The stadium was built in 1937 during the height of the Great Depression in part to provide jobs. The first football game was played there in 1938 and a horse track was added soon after. That 0.250 dirt oval had its first auto racing starting in 1939, and the track was paved in 1947.
NASCAR was formed in 1947 and the first NASCAR sanctioned race was held at Bowman-Gray in 1949. It became the first paved track NASCAR raced on and the first to hold weekly races for the series.
Through the years the Stadium has become known as the Madhouse for the intense racing that happens on the quarter mile and morphed out of the qualifying format used in the 1950s known as a “mad scramble.” It has a capacity of 17,000 and is nearly always filled to capacity during the racing season in the summer when it holds races that are part of the Whelen All-American Series.
Bowman Gray hosted several NASCAR K&N Pro Series East Series races from 2011 to 2015. Ben Kennedy, great grandson of Bill France Sr., won an East Series race there in 2013. Other winners include two-time NASCAR Truck Series champion Ben Rhodes and NASCAR Cup Series driver Corey Lajoie.
“As NASCAR’s first weekly racetrack, Bowman Gray Stadium holds a special place in the history of our sport,” said Kennedy, now senior vice president, Racing Development and Strategy, for NASCAR. “We are grateful to the Hawkins family’s multi-generational legacy of leadership at this historic track, and we’re thrilled to oversee racing at one of the crown jewels in NASCAR Regional.
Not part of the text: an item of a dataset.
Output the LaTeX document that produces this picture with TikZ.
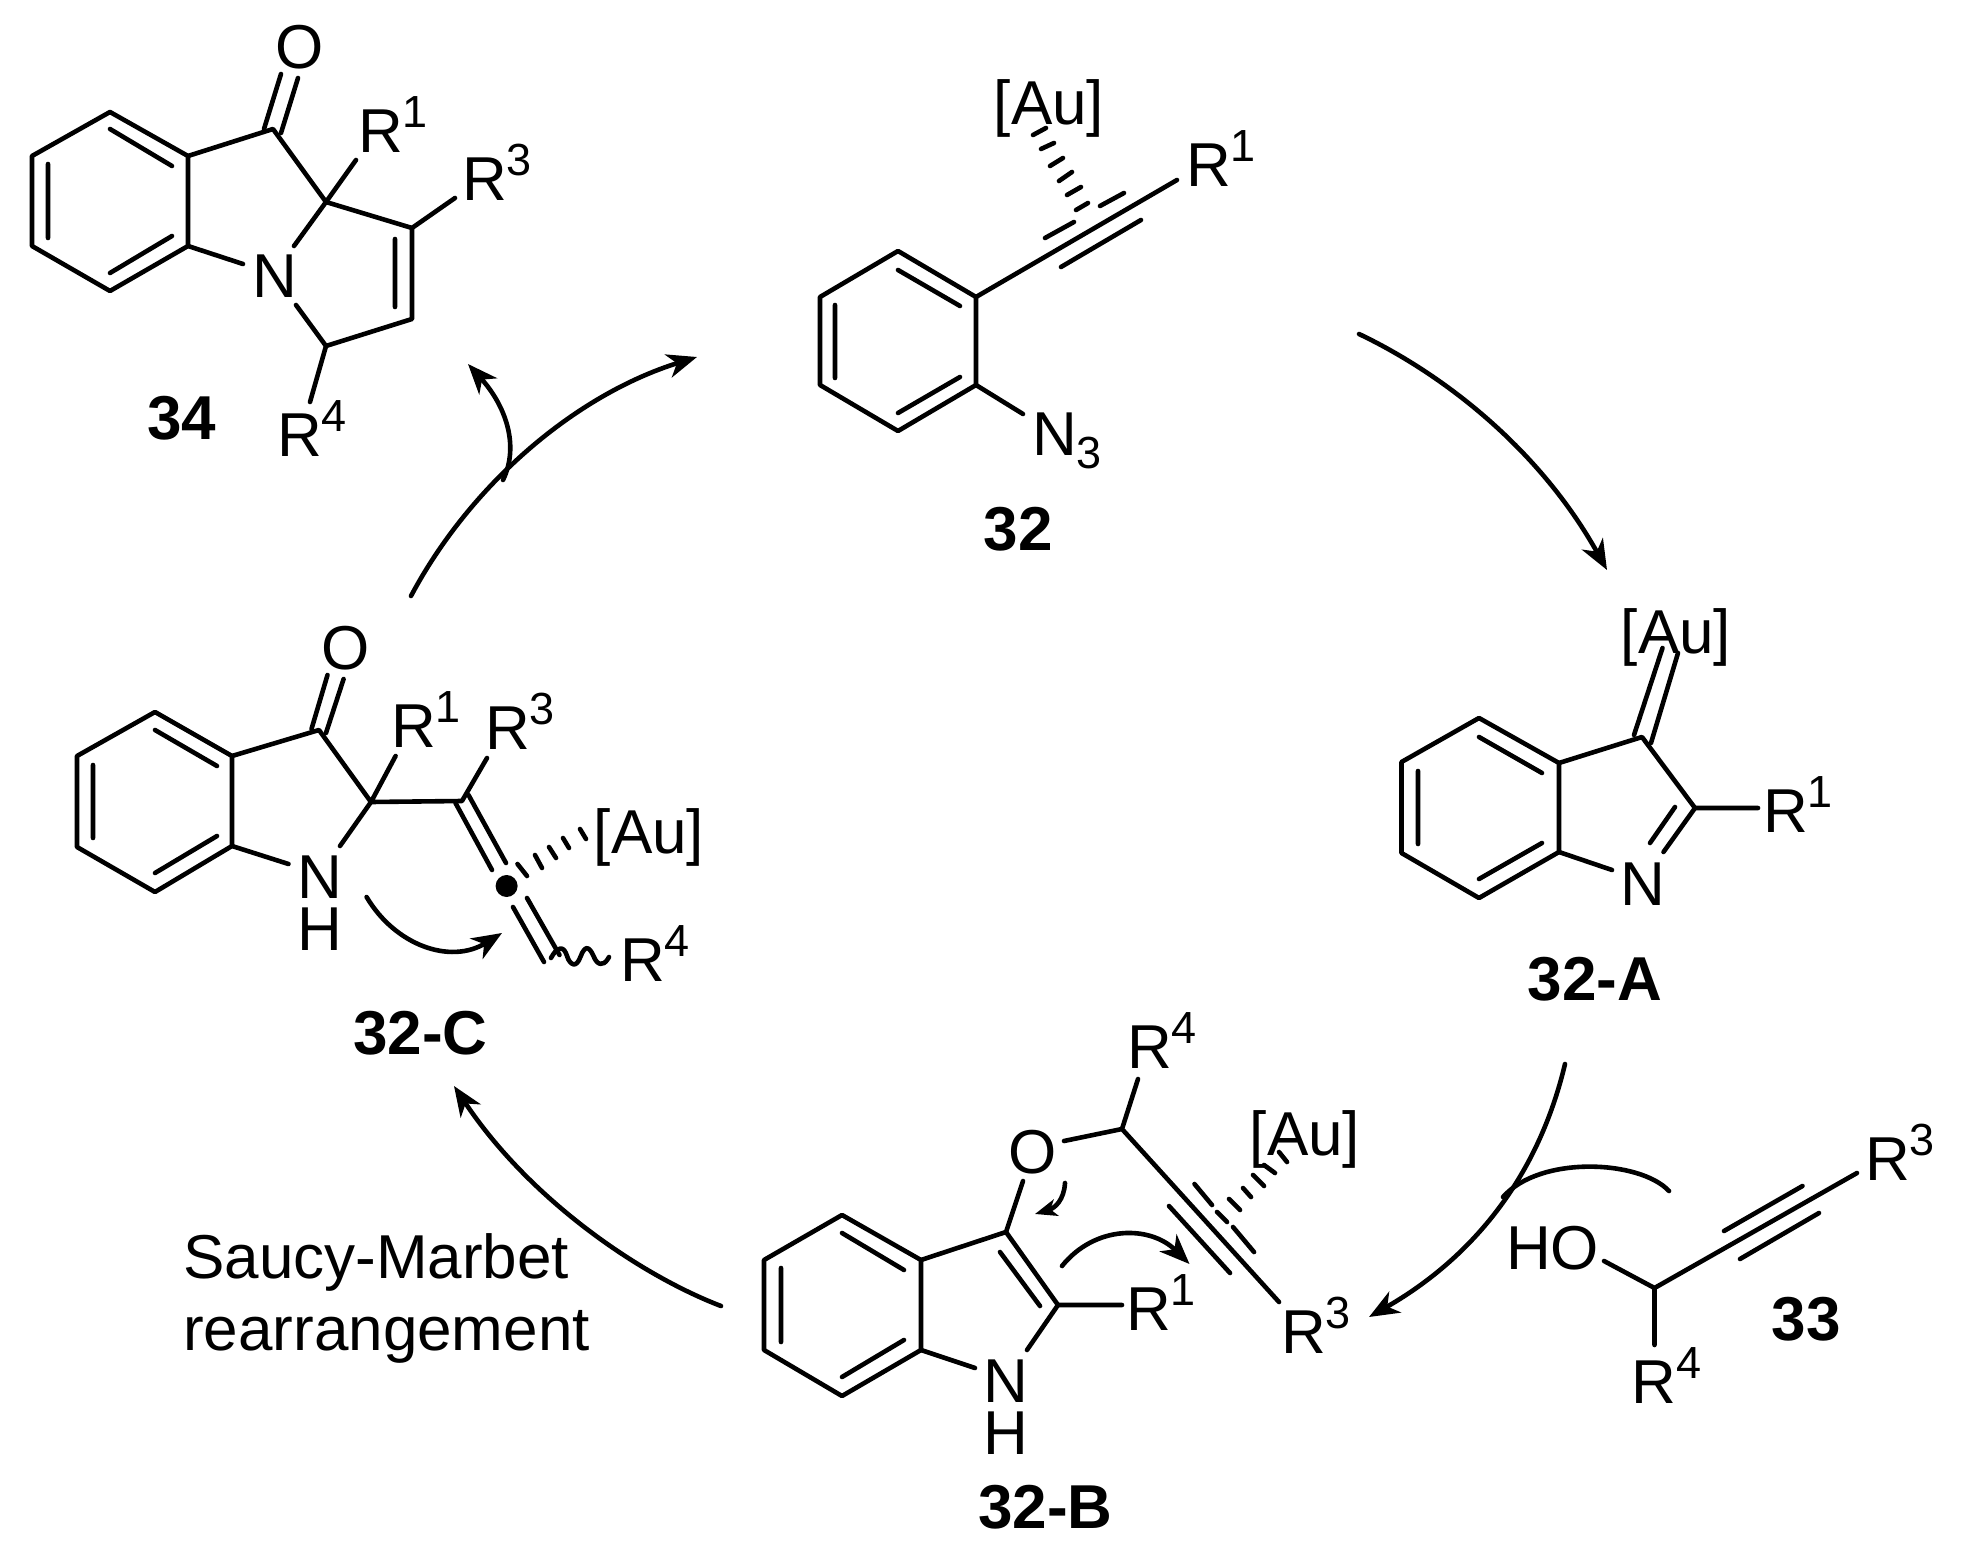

We look forward to leading the racing operations of the facility in partnership with the City of Winston-Salem to preserve the history and legacy of the racetrack for the next generation of fans and racers.”
The City of Winson-Salem has owned the track since it was built and leased it out. NASCAR acquired the current lessee Winston-Salem Speedway, Inc., and will now take over that role and manage racing operations under the lease with the City of Winston-Salem that runs through Dec. 2050.
“Bowman Gray Racing has been a part of the fabric of Winston Salem for many years. In fact, some attribute NASCAR’s beginning to the races held at Bowman Gray Stadium,” said City of Winston-Salem Mayor Allen Joines. “It is for that and other reasons that the City of Winston Salem is delighted that NASCAR is acquiring Winston-Salem Speedway Inc. I am doubly happy that NASCAR has committed to the continuance of the weekly races at the stadium, that are so popular with our citizens and visitors.”
Austin Shuford has been named the new general manager of racing operations for Bowman Gray Stadium. Shuford has worked with Track Enterprises’ Nashville Fairgrounds Speedway, where he annually promoted and managed 25 events a year at more than 15 racetracks throughout the south and Midwest since 2020.
In October 2021 NASCAR staged a tire test at the Stadium with the Cup series Next Gen car marking the return of that series to the track for the first time since 1971. The test was in preparation for the 2022 Clash at the L.A. Coliseum which has a similar configuration.
Now that NASCAR is managing the track operations, and with the contract for the Clash at the L.A. Coliseum has expired, the speculation now turns to a return of the NASCAR Cup series in competition there in 2024, perhaps as a pre-season event like the Clash. Though the weather may not rival that in Los Angeles in February, the average high temperature there is 69 degrees, while Winston-Salem’s is 53 degrees, NASCAR has shown that not only can they hold an event on a track like that of Bowman-Gray, but they certainly aren’t afraid to take a chance.